Helsinki Mills also offers plenty of options for gluten free baking. Lasse has tips for that too.

- Gluten free baking is a world of its own. It is a challenge to form the gluten, because gluten requires wheat. You see a lot of xanthan gum and psyllium in recipes. I prefer psyllium, which gives the buns structure. Don't be afraid of the name, because it's a natural product made from the seeds of the plantain plant," Lasse reminds us.

When choosing gluten free flour, it's worth remembering that flour mixes from different manufacturers may have similar names, but the list of ingredients may be quite different.

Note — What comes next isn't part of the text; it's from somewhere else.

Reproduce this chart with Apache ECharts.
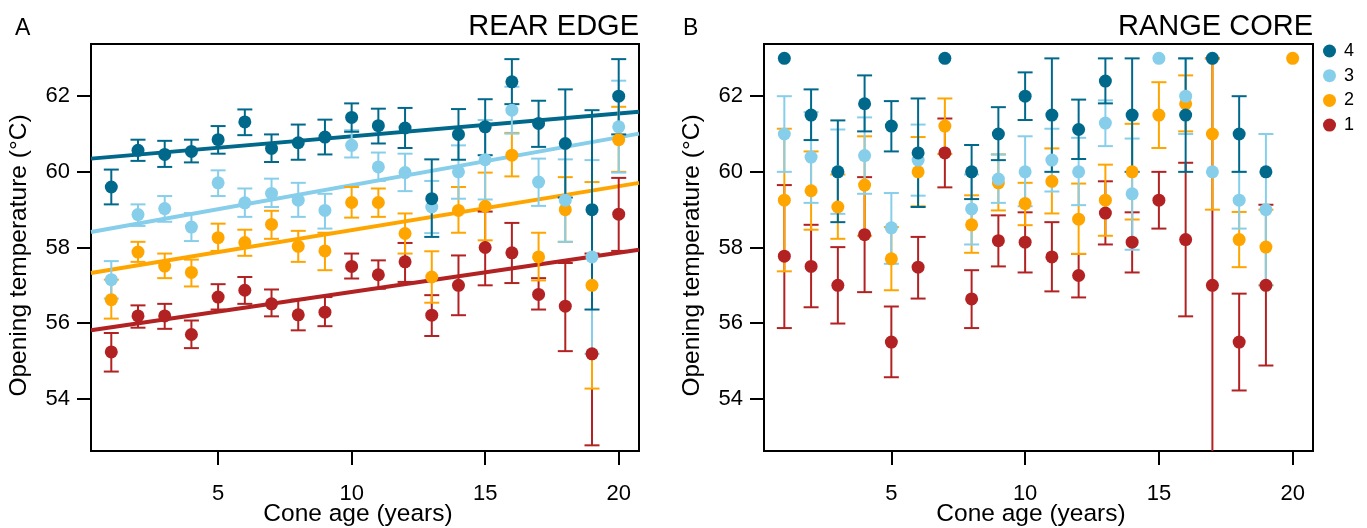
<!DOCTYPE html>
<html>
<head>
<meta charset="utf-8">
<script src="https://cdn.jsdelivr.net/npm/echarts@6/dist/echarts.min.js"></script>
<style>
html,body{margin:0;padding:0;background:#fff;}
#chart{width:1367px;height:528px;}
</style>
</head>
<body>
<div id="chart"></div>
<script>
// ---------- DATA ----------
const ages = [1,2,3,4,5,6,7,8,9,10,11,12,13,14,15,16,17,18,19,20];
const xTicks = [5,10,15,20];
const yTicks = [54,56,58,60,62];
const groupNames = ['4','3','2','1'];
const groupColors = ['#00688B','#87CEEB','#FFA500','#B22222'];
const panelTitles = ['REAR EDGE','RANGE CORE'];
const panelLetters = ['A','B'];
const xTitle = 'Cone age (years)';
const yTitle = 'Opening temperature (°C)';

// Panel A: REAR EDGE
const A4_mean = [59.60,60.57,60.46,60.54,60.85,61.32,60.62,60.77,60.92,61.44,61.22,61.16,59.29,60.99,61.19,62.38,61.28,60.75,59.00,62.00];
const A4_hi   = [60.06,60.85,60.82,60.85,61.21,61.65,60.99,61.25,61.38,61.81,61.67,61.69,60.33,61.66,61.92,62.98,61.88,62.18,61.63,62.98];
const A4_lo   = [59.14,60.29,60.13,60.25,60.48,60.97,60.26,60.32,60.46,61.06,60.75,60.63,58.28,60.32,60.44,61.79,60.66,59.32,56.36,60.99];

const A3_mean = [57.15,58.87,59.03,58.54,59.71,59.18,59.43,59.25,58.98,60.70,60.13,59.98,59.07,60.00,60.32,61.63,59.73,59.25,57.75,61.19];
const A3_hi   = [57.64,59.14,59.36,58.91,60.04,59.56,59.82,59.71,59.42,61.10,60.51,60.48,59.76,60.70,61.37,62.25,60.35,60.33,60.31,62.41];
const A3_lo   = [56.65,58.57,58.68,58.17,59.36,58.81,59.07,58.81,58.50,60.38,59.76,59.49,58.38,59.29,59.27,61.01,59.10,58.15,55.19,59.98];

const A2_mean = [56.62,57.88,57.51,57.34,58.26,58.13,58.61,58.03,57.91,59.19,59.19,58.37,57.22,58.98,59.09,60.44,57.75,59.00,57.00,60.85];
const A2_hi   = [57.15,58.15,57.84,57.68,58.63,58.47,58.97,58.44,58.39,59.60,59.56,58.90,57.90,59.60,59.98,61.03,58.39,59.86,59.73,61.72];
const A2_lo   = [56.12,57.62,57.19,56.97,57.91,57.78,58.23,57.62,57.40,58.79,58.81,57.84,56.54,58.39,58.19,59.88,57.13,58.15,54.27,60.00];

const A1_mean = [55.24,56.19,56.19,55.70,56.69,56.87,56.51,56.22,56.29,57.50,57.28,57.62,56.21,57.00,58.00,57.86,56.76,56.45,55.19,58.88];
const A1_hi   = [55.74,56.47,56.51,56.07,57.03,57.22,56.89,56.62,56.69,57.84,57.66,58.12,56.74,57.79,58.95,58.65,57.19,57.59,57.84,59.84];
const A1_lo   = [54.72,55.88,55.85,55.34,56.36,56.51,56.18,55.81,55.92,57.18,56.91,57.09,55.66,56.21,57.00,57.06,56.36,55.26,52.77,57.91];

// Panel A regression lines (intercept, slope) for groups 4,3,2,1
const A_intercepts = [60.335, 58.38, 57.30, 55.785];
const A_slopes     = [0.0604, 0.1267, 0.116, 0.1038];

// Panel B: RANGE CORE
const B4_mean = [63.0,61.50,60.00,61.80,61.21,60.50,63.0,60.00,61.00,62.00,61.50,61.12,62.40,61.50,null,61.50,63.0,61.00,60.00,null];
const B4_hi   = [null,62.18,61.36,62.55,61.87,61.94,null,60.71,61.71,62.63,63.0,61.91,63.0,63.0,null,63.0,null,62.0,null,null];
const B4_lo   = [null,60.84,58.67,61.07,60.54,59.07,null,59.28,60.31,61.37,60.0,60.34,61.81,60.0,null,60.0,null,60.0,null,null];

const B3_mean = [61.00,60.39,60.00,60.43,58.52,60.31,null,59.02,59.81,60.00,60.31,60.00,61.29,59.42,63.0,62.00,60.00,59.25,59.00,null];
const B3_hi   = [62.0,61.58,61.12,61.44,59.44,61.25,null,59.93,60.46,60.94,61.14,60.90,61.89,60.88,null,63.0,null,60.0,61.0,null];
const B3_lo   = [60.0,59.18,58.89,59.42,57.57,59.37,null,58.08,59.18,59.09,59.48,59.12,60.68,57.94,null,61.0,null,58.5,57.0,null];

const B2_mean = [59.25,59.50,59.07,59.65,57.70,60.00,61.21,58.60,59.71,59.16,59.75,58.75,59.25,60.00,61.50,61.80,61.00,58.21,58.01,63.0];
const B2_hi   = [61.14,60.54,59.93,60.94,58.54,60.92,61.94,59.38,60.46,59.71,60.62,59.69,60.19,61.27,62.37,62.55,63.0,58.94,59.0,null];
const B2_lo   = [57.37,58.47,58.23,58.31,56.87,59.09,60.47,57.86,58.98,58.59,58.90,57.83,58.31,58.74,60.63,61.07,59.0,57.48,57.0,null];

const B1_mean = [57.77,57.50,57.00,58.34,55.50,57.48,60.50,56.64,58.18,58.14,57.75,57.26,58.91,58.14,59.25,58.21,57.00,55.50,57.00,null];
const B1_hi   = [59.65,58.60,58.01,59.86,56.44,58.28,61.41,57.40,58.85,58.93,58.67,57.83,59.75,58.93,60.0,60.24,63.0,56.78,59.13,null];
const B1_lo   = [55.87,56.42,55.99,56.82,54.57,56.65,59.59,55.87,57.50,57.34,56.84,56.68,58.08,57.34,58.5,56.18,51.0,54.22,54.88,null];

// ---------- BUILD ----------
const X_MIN = 0.24, X_MAX = 20.76, Y_MIN = 52.62, Y_MAX = 63.38;
const FONT = '"Liberation Sans", Arial, Helvetica, sans-serif';
const GRIDS = [{left:91, top:44, width:548, height:407}, {left:764, top:44, width:549, height:407}];
const LETTER_X = [15, 683];

const panelA = [[A4_mean,A4_lo,A4_hi],[A3_mean,A3_lo,A3_hi],[A2_mean,A2_lo,A2_hi],[A1_mean,A1_lo,A1_hi]];
const panelB = [[B4_mean,B4_lo,B4_hi],[B3_mean,B3_lo,B3_hi],[B2_mean,B2_lo,B2_hi],[B1_mean,B1_lo,B1_hi]];

function makeErrRender(color){
  return function(params, api){
    const x = api.value(0), lo = api.value(1), hi = api.value(2);
    const cLo = Math.max(lo, Y_MIN), cHi = Math.min(hi, Y_MAX);
    const p1 = api.coord([x, cLo]), p2 = api.coord([x, cHi]);
    const st = {stroke: color, lineWidth: 2};
    const ch = [{type:'line', shape:{x1:p1[0],y1:p1[1],x2:p2[0],y2:p2[1]}, style: st}];
    const hw = 7.5;
    if (lo >= Y_MIN) ch.push({type:'line', shape:{x1:p1[0]-hw,y1:p1[1],x2:p1[0]+hw,y2:p1[1]}, style: st});
    if (hi <= Y_MAX) ch.push({type:'line', shape:{x1:p2[0]-hw,y1:p2[1],x2:p2[0]+hw,y2:p2[1]}, style: st});
    return {type:'group', children: ch};
  };
}

const series = [];
function addPanel(panel, idx){
  for (let g = 3; g >= 0; g--){
    const [mean, lo, hi] = panel[g];
    const color = groupColors[g];
    const pts = [], errs = [];
    ages.forEach((a,i)=>{
      if (mean[i] != null) pts.push([a, mean[i]]);
      if (lo[i] != null && hi[i] != null) errs.push([a, lo[i], hi[i]]);
    });
    series.push({
      name: groupNames[g], type:'scatter', xAxisIndex: idx, yAxisIndex: idx,
      data: pts, symbol:'circle', symbolSize: 13, itemStyle:{color: color, opacity:1},
      z: 3, animation:false, silent:true
    });
    series.push({
      type:'custom', xAxisIndex: idx, yAxisIndex: idx, data: errs,
      encode:{x:0, y:[1,2]}, renderItem: makeErrRender(color), z: 3,
      animation:false, silent:true
    });
  }
}
for (let g = 3; g >= 0; g--){
  const a = A_intercepts[g], b = A_slopes[g];
  series.push({
    type:'line', xAxisIndex:0, yAxisIndex:0,
    data: [[X_MIN, a + b*X_MIN],[X_MAX, a + b*X_MAX]],
    showSymbol:false, lineStyle:{color: groupColors[g], width:4}, z:2,
    animation:false, silent:true
  });
}
addPanel(panelA, 0);
addPanel(panelB, 1);

function xAxisCfg(idx){
  return {
    type:'value', gridIndex: idx, min: X_MIN, max: X_MAX,
    axisLine:{show:false},
    axisTick:{show:true, inside:false, length:14, customValues: xTicks, lineStyle:{color:'#000', width:2}},
    axisLabel:{show:true, margin: 32, customValues: xTicks, fontFamily: FONT, fontSize: 22, color:'#000'},
    splitLine:{show:false}
  };
}
function yAxisCfg(idx){
  return {
    type:'value', gridIndex: idx, min: Y_MIN, max: Y_MAX,
    axisLine:{show:false},
    axisTick:{show:true, inside:false, length:14, customValues: yTicks, lineStyle:{color:'#000', width:2}},
    axisLabel:{show:true, margin: 21, customValues: yTicks, fontFamily: FONT, fontSize: 22, color:'#000'},
    splitLine:{show:false}
  };
}

const graphics = [];
GRIDS.forEach((g, i) => {
  const dx = g.left - 91;
  graphics.push({type:'text', x: LETTER_X[i], y: 28.5, style:{text: panelLetters[i], font:'23px ' + FONT, fill:'#000', textAlign:'left', textVerticalAlign:'middle'}});
  graphics.push({type:'text', x: g.left + g.width, y: 26.5, style:{text: panelTitles[i], font:'29px ' + FONT, fill:'#000', textAlign:'right', textVerticalAlign:'middle'}});
  graphics.push({type:'text', x: 358 + dx, y: 514, style:{text: xTitle, font:'24.5px ' + FONT, fill:'#000', textAlign:'center', textVerticalAlign:'middle'}});
  graphics.push({type:'text', x: 19.5 + dx, y: 255.5, rotation: Math.PI/2, style:{text: yTitle, font:'24.5px ' + FONT, fill:'#000', textAlign:'center', textVerticalAlign:'middle'}});
});

const option = {
  backgroundColor:'#fff',
  animation:false,
  grid: GRIDS.map(g => Object.assign({show:true, borderColor:'#000', borderWidth:2, backgroundColor:'transparent'}, g)),
  xAxis:[xAxisCfg(0), xAxisCfg(1)],
  yAxis:[yAxisCfg(0), yAxisCfg(1)],
  legend:{
    data: groupNames, orient:'vertical', left: 1323, top: 42,
    icon:'circle', itemWidth:13, itemHeight:13, itemGap: 6.7, padding: 0,
    selectedMode:false,
    textStyle:{fontFamily: FONT, fontSize: 18, color:'#000', padding:[0,0,0,3]}
  },
  graphic: graphics,
  series: series
};

const chart = echarts.init(document.getElementById('chart'), null, {renderer:'canvas'});
chart.setOption(option);
</script>
</body>
</html>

Helsinki Mills products always have a working recipe on the side of the package, made for the flour mixture in question. 

- I recommend following a recipe when you are starting out. With experience, you can start thinking about whether you want to try baking buns or bread in different shapes or spicing up familiar dough with herbs or spice blends, for example," says Lasse. 


So where does baking of buns fall flat, if it is to fail?

- Probably the most classic mistake is a measuring mistake. So be careful when using volumetric measurements. Always read the whole recipe and all of the instructions before you start baking. This way, no step comes as a surprise. Rising is always influenced by the temperature of the dough and the air. So also remember to keep an eye on the buns. The recipe may advise you to let the buns rise for half an hour. However, if they have not risen sufficiently in that time, feel free to give them more time to do so. 

So, what are some of Lasse's favourite buns at the moment?

- My current personal favourite is Myllärin Fine-Grained Bun Flour. This makes it easy to cold-bake fresh buns in the morning. I also like to season this dough with different vegetables, such as spinach, carrots and beetroot," he explains.